• _WHAT TO DO_: Your task is to copy the listing exactly, with the pictures left out.

• _SOURCE DATA_:
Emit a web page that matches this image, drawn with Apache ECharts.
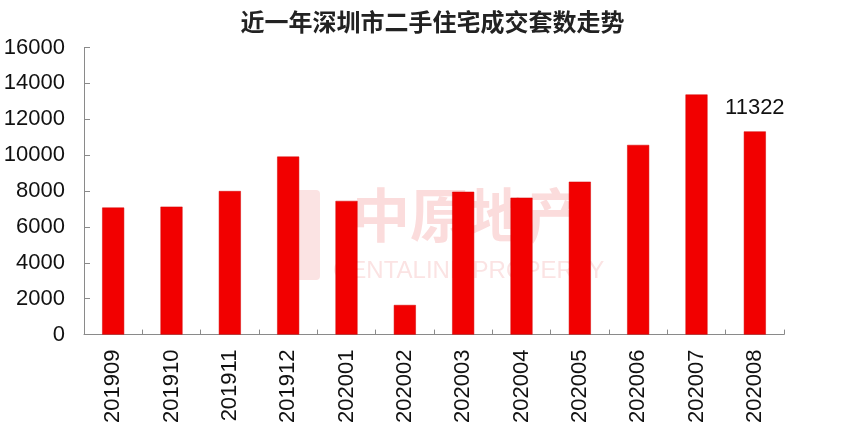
<!DOCTYPE html>
<html>
<head>
<meta charset="utf-8">
<script src="https://cdn.jsdelivr.net/npm/echarts@6/dist/echarts.min.js"></script>
<style>html,body{margin:0;padding:0;background:#fff}#c{width:865px;height:426px}</style>
</head>
<body>
<div id="c"></div>
<script>
const titleText = '近一年深圳市二手住宅成交套数走势';
const categories = ['201909','201910','201911','201912','202001','202002','202003','202004','202005','202006','202007','202008'];
const values = [7080, 7130, 8000, 9920, 7450, 1650, 7960, 7630, 8520, 10570, 13380, 11322];
const labeledIndex = 11;
const yTicks = { min: 0, max: 16000, interval: 2000 };

const chart = echarts.init(document.getElementById('c'));
const seriesData = values.map((v, i) => i === labeledIndex
  ? { value: v, label: { show: true, position: 'top', distance: 12, color: '#111', fontSize: 22, fontFamily: 'Liberation Sans' } }
  : v);

chart.setOption({
  backgroundColor: '#fff',
  animation: false,
  title: {
    text: titleText, left: 'center', top: 5,
    textStyle: { fontFamily: 'Noto Sans CJK SC', fontSize: 24, fontWeight: 'bold', color: '#222' }
  },
  graphic: [
    { type: 'rect', left: 288, top: 190, shape: { width: 32, height: 90, r: 4 }, style: { fill: '#fbe3e3' }, z: 0 },
    { type: 'text', left: 352, top: 186, style: { text: '中原地产', fontSize: 58, fontWeight: 'bold', fontFamily: 'Noto Sans CJK SC', fill: '#fbdcdc' }, z: 0 },
    { type: 'text', left: 333, top: 259, style: { text: 'CENTALINE PROPERTY', fontSize: 24, fontFamily: 'Liberation Sans', fill: '#fbe3e3' }, z: 0 }
  ],
  grid: { left: 84, right: 81, top: 47.5, bottom: 90 },
  xAxis: {
    type: 'category', data: categories,
    axisLine: { lineStyle: { color: '#8a8a8a', width: 1 } },
    axisTick: { show: true, inside: true, length: 5, lineStyle: { color: '#8a8a8a' } },
    axisLabel: { rotate: 90, margin: 15, fontSize: 22, color: '#111', fontFamily: 'Liberation Sans' }
  },
  yAxis: {
    type: 'value', min: yTicks.min, max: yTicks.max, interval: yTicks.interval,
    splitLine: { show: false },
    axisLine: { show: true, lineStyle: { color: '#8a8a8a', width: 1 } },
    axisTick: { show: true, inside: true, length: 6, lineStyle: { color: '#8a8a8a' } },
    axisLabel: { margin: 19, fontSize: 22, color: '#111', fontFamily: 'Liberation Sans', formatter: v => String(v) }
  },
  series: [{
    type: 'bar', data: seriesData, barWidth: 22, z: 2,
    itemStyle: { color: '#f20000', borderColor: '#d40000', borderWidth: 0.5 }
  }]
});
</script>
</body>
</html>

• _ANSWER TO THIS EXERCISE_:
Emit a web page that matches this image, drawn with Apache ECharts.
<!DOCTYPE html>
<html>
<head>
<meta charset="utf-8">
<script src="https://cdn.jsdelivr.net/npm/echarts@6/dist/echarts.min.js"></script>
<style>html,body{margin:0;padding:0;background:#fff}#c{width:865px;height:426px}</style>
</head>
<body>
<div id="c"></div>
<script>
const titleText = '近一年深圳市二手住宅成交套数走势';
const categories = ['201909','201910','201911','201912','202001','202002','202003','202004','202005','202006','202007','202008'];
const values = [7080, 7130, 8000, 9920, 7450, 1650, 7960, 7630, 8520, 10570, 13380, 11322];
const labeledIndex = 11;
const yTicks = { min: 0, max: 16000, interval: 2000 };

const chart = echarts.init(document.getElementById('c'));
const seriesData = values.map((v, i) => i === labeledIndex
  ? { value: v, label: { show: true, position: 'top', distance: 12, color: '#111', fontSize: 22, fontFamily: 'Liberation Sans' } }
  : v);

chart.setOption({
  backgroundColor: '#fff',
  animation: false,
  title: {
    text: titleText, left: 'center', top: 5,
    textStyle: { fontFamily: 'Noto Sans CJK SC', fontSize: 24, fontWeight: 'bold', color: '#222' }
  },
  graphic: [
    { type: 'rect', left: 288, top: 190, shape: { width: 32, height: 90, r: 4 }, style: { fill: '#fbe3e3' }, z: 0 },
    { type: 'text', left: 352, top: 186, style: { text: '中原地产', fontSize: 58, fontWeight: 'bold', fontFamily: 'Noto Sans CJK SC', fill: '#fbdcdc' }, z: 0 },
    { type: 'text', left: 333, top: 259, style: { text: 'CENTALINE PROPERTY', fontSize: 24, fontFamily: 'Liberation Sans', fill: '#fbe3e3' }, z: 0 }
  ],
  grid: { left: 84, right: 81, top: 47.5, bottom: 90 },
  xAxis: {
    type: 'category', data: categories,
    axisLine: { lineStyle: { color: '#8a8a8a', width: 1 } },
    axisTick: { show: true, inside: true, length: 5, lineStyle: { color: '#8a8a8a' } },
    axisLabel: { rotate: 90, margin: 15, fontSize: 22, color: '#111', fontFamily: 'Liberation Sans' }
  },
  yAxis: {
    type: 'value', min: yTicks.min, max: yTicks.max, interval: yTicks.interval,
    splitLine: { show: false },
    axisLine: { show: true, lineStyle: { color: '#8a8a8a', width: 1 } },
    axisTick: { show: true, inside: true, length: 6, lineStyle: { color: '#8a8a8a' } },
    axisLabel: { margin: 19, fontSize: 22, color: '#111', fontFamily: 'Liberation Sans', formatter: v => String(v) }
  },
  series: [{
    type: 'bar', data: seriesData, barWidth: 22, z: 2,
    itemStyle: { color: '#f20000', borderColor: '#d40000', borderWidth: 0.5 }
  }]
});
</script>
</body>
</html>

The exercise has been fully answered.